— Begin Provided data —
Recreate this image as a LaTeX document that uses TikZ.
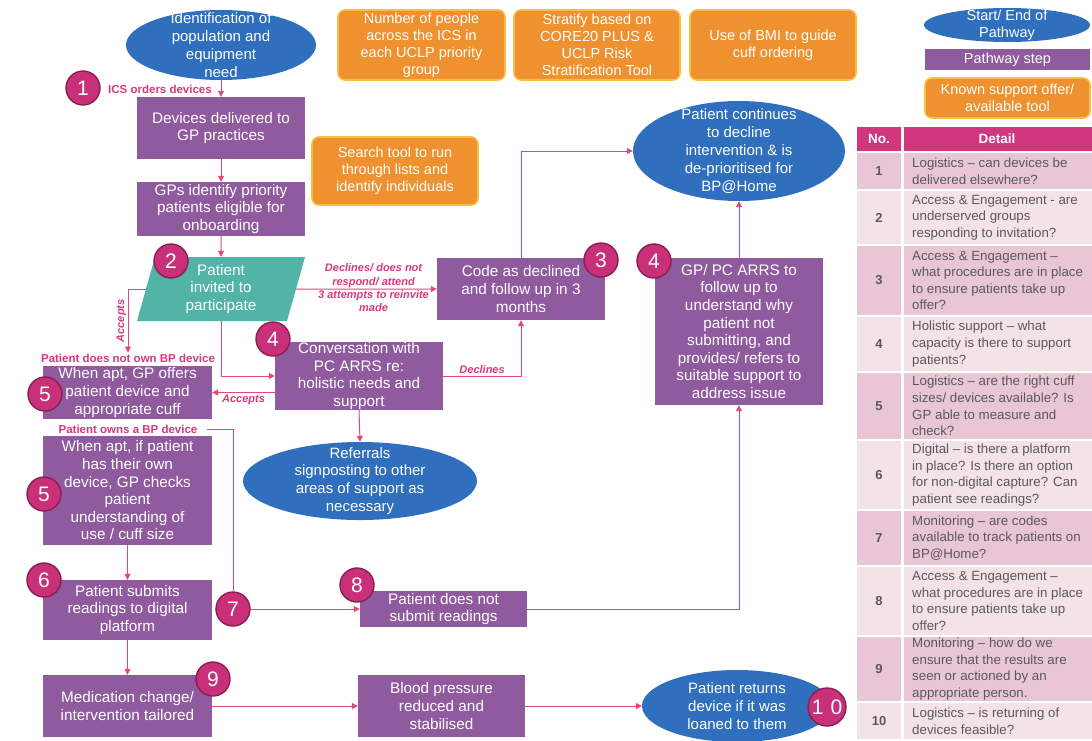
\documentclass[tikz,border=0pt]{standalone}
\usepackage{fontspec}
\setmainfont{Liberation Sans}
\usepackage{tikz}
\usetikzlibrary{arrows.meta,shapes.geometric}
\definecolor{CapBlue}{HTML}{2F6FBE}
\definecolor{StepPurple}{HTML}{8F5A9E}
\definecolor{ToolOrange}{HTML}{EE912E}
\definecolor{ToolEdge}{HTML}{F7BE45}
\definecolor{InviteTeal}{HTML}{52B4A6}
\definecolor{BadgePink}{HTML}{C8307A}
\definecolor{BadgeEdge}{HTML}{8A1E4E}
\definecolor{LinePink}{HTML}{E2477F}
\definecolor{CueText}{HTML}{D8387A}
\definecolor{HeadPink}{HTML}{D2367E}
\definecolor{RowDark}{HTML}{E9C6D5}
\definecolor{RowLight}{HTML}{F4E2E9}
\definecolor{TableText}{HTML}{5A5A5A}

\begin{document}
\begin{tikzpicture}[x=1pt,y=-1pt,
  stepbox/.style={rectangle, fill=StepPurple, text=white, align=center, inner sep=0pt, font=\fontsize{15.3}{17.6}\selectfont},
  toolbox/.style={rectangle, rounded corners=7pt, fill=ToolOrange, draw=ToolEdge, line width=1.6pt, text=white, align=center, inner sep=0pt, font=\fontsize{14.5}{17}\selectfont},
  endcap/.style={ellipse, fill=CapBlue, inner sep=0pt},
  captext/.style={text=white, align=center, inner sep=0pt, font=\fontsize{15}{17.8}\selectfont},
  invitebox/.style={trapezium, trapezium left angle=70, trapezium right angle=110, trapezium stretches body, fill=InviteTeal, text=white, align=center, inner sep=0pt, font=\fontsize{15.3}{17.6}\selectfont},
  badge/.style={circle, fill=BadgePink, draw=BadgeEdge, line width=1.4pt, text=white, minimum size=34pt, inner sep=0pt, font=\fontsize{21}{21}\selectfont},
  flow/.style={draw=LinePink, line width=1pt, -{Triangle[length=6pt,width=6pt]}},
  link/.style={draw=LinePink, line width=1pt},
  note/.style={text=CueText, inner sep=1pt, font=\bfseries\fontsize{11.5}{13.5}\selectfont},
  cue/.style={text=CueText, align=center, inner sep=1pt, font=\bfseries\itshape\fontsize{11}{13.5}\selectfont},
  tabnum/.style={text=TableText, inner sep=0pt, font=\bfseries\fontsize{13}{16}\selectfont},
  tabtxt/.style={anchor=west, align=left, text=TableText, inner sep=0pt, font=\fontsize{13.3}{16.6}\selectfont},
  tabhead/.style={text=white, inner sep=0pt, font=\bfseries\fontsize{13.5}{16}\selectfont}]
  \useasboundingbox (0,0) rectangle (1092,740);

  % start, tools and first steps
  \node[endcap, minimum width=190pt, minimum height=70pt] (need) at (221,45) {};
  \node[captext] (needtext) at (need) {Identification of\\population and\\equipment\\need};
  \node[toolbox, minimum width=167pt, minimum height=70pt] (people) at (421.5,45) {Number of people\\across the ICS in\\each UCLP priority\\group};
  \node[toolbox, minimum width=166pt, minimum height=70pt] (stratify) at (597,45) {Stratify based on\\CORE20 PLUS \&\\UCLP Risk\\Stratification Tool};
  \node[toolbox, minimum width=166pt, minimum height=70pt] (bmi) at (773,45) {Use of BMI to guide\\cuff ordering};
  \node[stepbox, minimum width=168pt, minimum height=62pt] (delivered) at (221,128) {Devices delivered to\\GP practices};
  \node[stepbox, minimum width=168pt, minimum height=54pt] (identify) at (221,209) {GPs identify priority\\patients eligible for\\onboarding};
  \node[toolbox, minimum width=166pt, minimum height=68pt] (search) at (395,171) {Search tool to run\\through lists and\\identify individuals};
  \node[note] (orders) at (160,89) {ICS orders devices};

  % invitation and conversation
  \node[invitebox, minimum width=168pt, minimum height=64pt] (invite) at (221,289) {Patient\\invited to\\participate};
  \node[stepbox, minimum width=168pt, minimum height=62pt] (declined) at (521,289) {Code as declined\\and follow up in 3\\months};
  \node[stepbox, minimum width=168pt, minimum height=62pt] (converse) at (359,376) {Conversation with\\PC ARRS re:\\holistic needs and\\support};
  \node[note] (ownnot) at (128,358) {Patient does not own BP device};
  \node[stepbox, minimum width=169pt, minimum height=53pt] (gpoffer) at (127.5,392.5) {When apt, GP offers\\patient device and\\appropriate cuff};
  \node[endcap, minimum width=234pt, minimum height=78pt] (referral) at (360,481) {};
  \node[captext] (referraltext) at (referral) {Referrals\\signposting to other\\areas of support as\\necessary};
  \node[endcap, minimum width=212pt, minimum height=100pt] (cont) at (739,151) {};
  \node[captext] (conttext) at (cont) {Patient continues\\to decline\\intervention \& is\\de-prioritised for\\BP@Home};
  \node[stepbox, minimum width=168pt, minimum height=147pt] (followup) at (739,331.5) {GP/ PC ARRS to\\follow up to\\understand why\\patient not\\submitting, and\\provides/ refers to\\suitable support to\\address issue};

  % own device, readings and close
  \node[note] (owns) at (128,429) {Patient owns a BP device};
  \node[stepbox, minimum width=169pt, minimum height=109pt] (ownbox) at (127.5,490.5) {When apt, if patient\\has their own\\device, GP checks\\patient\\understanding of\\use / cuff size};
  \node[stepbox, minimum width=169pt, minimum height=60pt] (submit) at (127.5,610) {Patient submits\\readings to digital\\platform};
  \node[stepbox, minimum width=167pt, minimum height=36pt] (dnsubmit) at (443.5,609) {Patient does not\\submit readings};
  \node[stepbox, minimum width=169pt, minimum height=62pt] (medic) at (127.5,706) {Medication change/\\intervention tailored};
  \node[stepbox, minimum width=167pt, minimum height=62pt] (bp) at (441.5,706) {Blood pressure\\reduced and\\stabilised};
  \node[endcap, minimum width=190pt, minimum height=72pt] (back) at (737,706) {};
  \node[captext] (backtext) at (back) {Patient returns\\device if it was\\loaned to them};

  \node[badge] (n1) at (83,88) {1};
  \node[badge] (n2) at (171,261) {2};
  \node[badge] (n3) at (601,260) {3};
  \node[badge] (n4a) at (273,339) {4};
  \node[badge] (n4b) at (654,261) {4};
  \node[badge] (n5a) at (45,394) {5};
  \node[badge] (n5b) at (44,494) {5};
  \node[badge] (n6) at (44,580) {6};
  \node[badge] (n7) at (233,609) {7};
  \node[badge] (n8) at (357,585) {8};
  \node[badge] (n9) at (213,679) {9};
  \node[badge, minimum size=38pt] (n10) at (827,707) {1\,\,0};

  % connectors
  \draw[flow] (need.south) -- (delivered.north);
  \draw[flow] (delivered) -- (identify);
  \draw[flow] (identify) -- (invite.north);
  \draw[flow] (invite.west) -| (ownnot.north)
    node[cue, pos=0.75, rotate=90, anchor=south] {Accepts};
  \draw[flow] (invite.south) |- (converse.west);
  \draw[flow] (invite.east) -- (declined.west)
    node[cue, pos=0.55, above=0pt] {Declines/ does not\\respond/ attend}
    node[cue, pos=0.55, below=0pt] {3 attempts to reinvite\\made};
  \draw[flow] (converse.west |- gpoffer.east) -- (gpoffer.east)
    node[cue, midway, below=1pt] {Accepts};
  \draw[flow] (converse.east) -| (declined.south)
    node[cue, pos=0.25, above=1pt] {Declines};
  \draw[flow] (declined.north) |- (cont.west);
  \draw[flow] (followup.north) -- (cont.south);
  \draw[flow] (converse.south) -- (referral.north);
  \draw[link] ([xshift=8pt]owns.east) -| (n7.north);
  \draw[flow] (n7.east) -- (dnsubmit.west);
  \draw[flow] (dnsubmit.east) -| (followup.south);
  \draw[flow] (ownbox.south) -- (submit.north);
  \draw[flow] (submit.south) -- (medic.north);
  \draw[flow] (medic.east) -- (bp.west);
  \draw[flow] (bp.east) -- (back.west);

  % legend
  \node[endcap, minimum width=166pt, minimum height=34pt] (keycap) at (1007,25) {};
  \node[captext, font=\fontsize{14.5}{16.5}\selectfont] (keycaptext) at (keycap) {Start/ End of\\Pathway};
  \node[stepbox, minimum width=165pt, minimum height=21pt, font=\fontsize{14.5}{16.5}\selectfont] (keystep) at (1007.5,59.5) {Pathway step};
  \node[toolbox, minimum width=165pt, minimum height=40pt] (keytool) at (1007.5,98) {Known support offer/\\available tool};

  % table
  \fill[HeadPink] (857,127) rectangle (901,150.5);
  \fill[HeadPink] (903.5,127) rectangle (1092,150.5);
  \node[tabhead] (headno) at (879,139) {No.};
  \node[tabhead] (headdet) at (997,139) {Detail};
  \foreach \n/\ra/\rb/\rowc/\txt in {
    1/152/190/RowDark/{Logistics -- can devices be\\delivered elsewhere?},
    2/190/245/RowLight/{Access \& Engagement - are\\underserved groups\\responding to invitation?},
    3/245/316/RowDark/{Access \& Engagement --\\what procedures are in place\\to ensure patients take up\\offer?},
    4/316/372/RowLight/{Holistic support -- what\\capacity is there to support\\patients?},
    5/372/440/RowDark/{Logistics -- are the right cuff\\sizes/ devices available? Is\\GP able to measure and\\check?},
    6/440/510/RowLight/{Digital -- is there a platform\\in place? Is there an option\\for non-digital capture? Can\\patient see readings?},
    7/510/566/RowDark/{Monitoring -- are codes\\available to track patients on\\BP@Home?},
    8/566/636/RowLight/{Access \& Engagement --\\what procedures are in place\\to ensure patients take up\\offer?},
    9/636/702/RowDark/{Monitoring -- how do we\\ensure that the results are\\seen or actioned by an\\appropriate person.},
    10/702/740/RowLight/{Logistics -- is returning of\\devices feasible?}} {
    \fill[\rowc] (857,\ra+1) rectangle (901,\rb-1);
    \fill[\rowc] (903.5,\ra+1) rectangle (1092,\rb-1);
    \node[tabnum] (no\n) at (879,{(\ra+\rb)/2}) {\n};
    \node[tabtxt] (det\n) at (912,{(\ra+\rb)/2}) {\txt};
  }
\end{tikzpicture}
\end{document}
— End Provided data —
Find "that". Copy every line it occurs in.

Recreate this image as a LaTeX document that uses TikZ.
    9/636/702/RowDark/{Monitoring -- how do we\\ensure that the results are\\seen or actioned by an\\appropriate person.},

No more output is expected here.